Q. The historical reasons for the US or Singapore holding entities.
Earlier, tech or a fintech startups, more fintechs, were operating in areas that were fairly complex for an overall investor understanding. The founders were often returning Indians, or the startups required venture capital (VC) funds or investors who were not very large but understood the fintech ecosystem fairly well.

And their need at that time, essentially, was structures that they understood and most of them were predominantly based in the Silicon Valley or overseas. Investors were very comfortable when the entity they were investing in was based in a jurisdiction they understood. This is why some of the large fintechs, including the likes of Razorpay and Pine Labs, were set up outside India, and got funded by private equity (PE) funds or VC firms in those jurisdictions.

But these startups or fintechs were focussed on India; their biggest business came from India. All of these entities, therefore, had a structure where the promoters were based out of India or were NRIs, and they held shares in a US or a Singapore-based entity. Then there was an Indian entity below it, which was the main operating entity.
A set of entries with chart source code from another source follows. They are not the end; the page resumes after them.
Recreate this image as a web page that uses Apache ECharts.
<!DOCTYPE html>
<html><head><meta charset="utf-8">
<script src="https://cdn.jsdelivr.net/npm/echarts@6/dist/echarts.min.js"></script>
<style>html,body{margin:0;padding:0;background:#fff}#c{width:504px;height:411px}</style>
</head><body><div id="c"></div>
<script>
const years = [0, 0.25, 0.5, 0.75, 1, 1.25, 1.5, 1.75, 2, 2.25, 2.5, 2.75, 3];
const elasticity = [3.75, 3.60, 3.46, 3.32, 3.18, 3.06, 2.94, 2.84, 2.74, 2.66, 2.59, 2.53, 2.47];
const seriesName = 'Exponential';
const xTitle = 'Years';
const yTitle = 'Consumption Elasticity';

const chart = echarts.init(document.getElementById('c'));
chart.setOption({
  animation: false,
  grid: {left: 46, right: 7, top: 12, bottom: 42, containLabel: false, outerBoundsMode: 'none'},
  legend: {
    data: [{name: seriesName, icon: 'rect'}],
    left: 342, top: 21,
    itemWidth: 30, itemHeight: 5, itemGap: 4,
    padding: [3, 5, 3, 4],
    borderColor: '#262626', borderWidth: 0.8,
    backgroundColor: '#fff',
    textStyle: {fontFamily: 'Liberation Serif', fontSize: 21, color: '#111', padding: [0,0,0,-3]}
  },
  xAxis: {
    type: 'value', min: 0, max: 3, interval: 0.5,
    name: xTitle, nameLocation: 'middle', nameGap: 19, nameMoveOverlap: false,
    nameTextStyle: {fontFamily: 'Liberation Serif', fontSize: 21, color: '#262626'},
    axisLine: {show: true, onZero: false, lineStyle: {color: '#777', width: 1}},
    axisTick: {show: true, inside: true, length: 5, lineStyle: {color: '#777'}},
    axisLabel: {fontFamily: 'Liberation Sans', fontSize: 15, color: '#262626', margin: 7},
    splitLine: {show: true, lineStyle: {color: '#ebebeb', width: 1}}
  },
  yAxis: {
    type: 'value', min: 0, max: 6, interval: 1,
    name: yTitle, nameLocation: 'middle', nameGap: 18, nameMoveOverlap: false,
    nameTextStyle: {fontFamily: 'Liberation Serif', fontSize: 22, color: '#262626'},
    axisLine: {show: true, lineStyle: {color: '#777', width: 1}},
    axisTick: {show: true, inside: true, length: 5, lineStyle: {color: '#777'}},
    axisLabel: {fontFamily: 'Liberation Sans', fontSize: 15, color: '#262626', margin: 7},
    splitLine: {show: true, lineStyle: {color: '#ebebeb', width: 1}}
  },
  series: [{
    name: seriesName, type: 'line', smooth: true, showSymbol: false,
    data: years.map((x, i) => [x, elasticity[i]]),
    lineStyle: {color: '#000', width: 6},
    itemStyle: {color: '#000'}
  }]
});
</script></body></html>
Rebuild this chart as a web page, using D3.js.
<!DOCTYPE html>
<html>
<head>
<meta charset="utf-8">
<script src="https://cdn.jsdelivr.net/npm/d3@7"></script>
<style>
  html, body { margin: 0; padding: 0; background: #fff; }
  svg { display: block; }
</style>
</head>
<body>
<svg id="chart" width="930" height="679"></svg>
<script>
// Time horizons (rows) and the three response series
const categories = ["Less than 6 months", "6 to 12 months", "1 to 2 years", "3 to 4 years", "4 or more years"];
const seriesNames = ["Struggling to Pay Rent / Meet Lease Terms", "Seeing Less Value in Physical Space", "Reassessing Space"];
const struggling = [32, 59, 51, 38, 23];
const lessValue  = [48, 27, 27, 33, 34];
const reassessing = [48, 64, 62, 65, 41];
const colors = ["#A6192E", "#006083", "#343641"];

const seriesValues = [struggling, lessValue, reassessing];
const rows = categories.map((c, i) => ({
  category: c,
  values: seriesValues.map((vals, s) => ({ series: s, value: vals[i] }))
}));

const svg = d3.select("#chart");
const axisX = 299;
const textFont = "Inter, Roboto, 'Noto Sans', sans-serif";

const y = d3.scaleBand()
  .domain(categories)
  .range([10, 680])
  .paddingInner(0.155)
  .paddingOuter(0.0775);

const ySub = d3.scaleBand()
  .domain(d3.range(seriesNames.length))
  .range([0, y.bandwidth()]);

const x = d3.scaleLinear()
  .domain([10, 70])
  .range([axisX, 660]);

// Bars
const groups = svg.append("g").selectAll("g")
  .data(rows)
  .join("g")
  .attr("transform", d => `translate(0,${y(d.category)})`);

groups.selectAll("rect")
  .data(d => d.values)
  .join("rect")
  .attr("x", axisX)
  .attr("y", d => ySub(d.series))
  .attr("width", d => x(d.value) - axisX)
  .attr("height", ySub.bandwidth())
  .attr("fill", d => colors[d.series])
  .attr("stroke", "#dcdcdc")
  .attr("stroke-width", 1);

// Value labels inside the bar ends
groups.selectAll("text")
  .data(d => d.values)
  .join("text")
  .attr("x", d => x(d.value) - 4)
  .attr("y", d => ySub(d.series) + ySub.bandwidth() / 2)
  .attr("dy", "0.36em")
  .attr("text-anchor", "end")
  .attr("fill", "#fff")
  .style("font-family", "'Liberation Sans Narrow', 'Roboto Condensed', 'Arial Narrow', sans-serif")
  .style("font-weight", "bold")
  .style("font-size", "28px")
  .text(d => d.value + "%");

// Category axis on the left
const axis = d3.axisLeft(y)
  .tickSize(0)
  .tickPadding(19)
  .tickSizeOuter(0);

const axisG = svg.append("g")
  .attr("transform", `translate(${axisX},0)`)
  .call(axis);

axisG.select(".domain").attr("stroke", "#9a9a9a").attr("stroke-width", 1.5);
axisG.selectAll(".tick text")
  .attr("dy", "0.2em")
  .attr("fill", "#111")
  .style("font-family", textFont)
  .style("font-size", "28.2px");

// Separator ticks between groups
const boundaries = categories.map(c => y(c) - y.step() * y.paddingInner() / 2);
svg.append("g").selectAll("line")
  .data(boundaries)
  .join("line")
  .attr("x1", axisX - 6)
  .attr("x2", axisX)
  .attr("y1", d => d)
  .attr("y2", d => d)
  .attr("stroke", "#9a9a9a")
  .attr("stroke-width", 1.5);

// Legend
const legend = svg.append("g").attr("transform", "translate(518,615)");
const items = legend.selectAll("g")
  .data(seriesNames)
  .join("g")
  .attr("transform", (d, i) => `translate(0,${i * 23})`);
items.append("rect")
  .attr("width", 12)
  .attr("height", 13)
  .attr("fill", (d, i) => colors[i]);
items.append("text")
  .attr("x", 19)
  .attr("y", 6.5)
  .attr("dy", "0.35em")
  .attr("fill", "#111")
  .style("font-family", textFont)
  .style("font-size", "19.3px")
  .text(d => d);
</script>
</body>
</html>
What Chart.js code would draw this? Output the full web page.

Also, at that point in time, the prevalent feeling was that if I wanted to do an exit or listing in some form, then the valuations I could get were much better if I was a US entity or a Singapore entity. Which is why there was a larger impetus to set up these entities and these kinds of structures.

Also, in India, the regulatory framework at that time was not very robust—both, the Reserve Bank of India and the legal framework—in terms of investor protection and so on. Therefore, these structures have evolved.

Q. Why’s the ‘reverse flip’ picking up now?
Over time, a few things have changed. One is, as is evident, the investor’s comfort of investing into India has changed, and we see a lot of investments coming into India directly. The VC and PE funds have understood India; they've understood how investments work in India.

The other thing that has changed is valuations and IPOs. If you are doing an IPO from an India perspective, at least the perception is that the valuations are far better. And therefore, taking an Indian company public sounds like a good answer.

The third thing is that when you are a large company—which many of these fintechs and startups have become—and most of your business is in India and you go public in India, regulators also look at it favourably. There is also the overall concept of a nationalist approach, where you feel proud of being an Indian promoter, having listed an Indian company.

Therefore, what people have started doing is flip the structure—where there was a US or a Singapore-based holding company—in which the Indian [operating] company becomes the main entity and the [foreign-based] holding company folds, or ‘reverse flips’ into, the operating company.

Also read: How India became the world's third largest startup hub in 15 years

Q. What are the complexities involved?
When this happens, the investors get shares in the Indian company. This can happen in many ways. The most complex way is through cross-border mergers. Recent media reports have said that in the case of Pine Labs, the Singapore entity has merged into the Indian company. This is a cross-border merger, and it can be fairly complex and involves multiple regulatory approvals. In fact, till a few years ago you could not do a cross-border merger when you had Indian companies involved. That has changed since the Companies Act 2013.

The other way is a simple share swap, where shareholders of the holding company get shares of the subsidiary and, therefore, they swap the shares.

However, in both cases but more so in the latter, this can result in a significant tax liability, like we saw when shareholders of PhonePe apparently paid thousands of crores of tax when the reverse flip took place.

Q. Do the startups stand to gain or lose anything?
Predominantly, these companies were those that had their operations in India and therefore, from an operating perspective, they weren’t losing out on much. In fact, reverse flips can bring in some level of operational cost efficiency, because they are now not running a US entity and an India entity.
It isn’t an easy process, because either you have to go to the courts or do complex share swaps. It is an expensive and time-consuming process. Overall, I don't think they end up losing much by doing the reverse flip, because essentially they’re going back to their roots.

Q. Which startups are doing this? More mature ones, perhaps?
As recently as four years ago, most of our startup clients wanted to have a holding company based in Singapore or the US, and a subsidiary in India, even though the large operations were carried out in India. The perception was that valuations and exits would be better if you had a holding company outside India, and it also offered investor comfort.

Now, most entities we speak to don't want a complicated structure. They feel that regulators will be happier if there is a simple India entity, and investors now are also comfortable with India. Increasingly, we don't see that much of a need for setting up a holding company overseas.

Are we seeing more mature companies wanting to do the flip? I think the answer is yes. Companies that have reached some level of maturity and are looking at listing in the near future are the ones that are biting the bullet now. At least the view is that an India valuation will be a better answer, or an India listing will be a better answer.

For some of the smaller companies, one must remember that when they set up this structure, unwinding it is not a cakewalk. So, unless the articulation of the benefits of restructuring is very clear, people will generally not do this just because others are doing it. They'll have to take a really hard look at their structure and figure out whether it makes sense, given their outlook for the next three to five years, from a business and a listing perspective.

Immediate statistics aren’t available, but broadly, if you look at some of the existing players, at least 35 to 40 percent of them would have had a holding structure, which was based outside India. That is coming down now.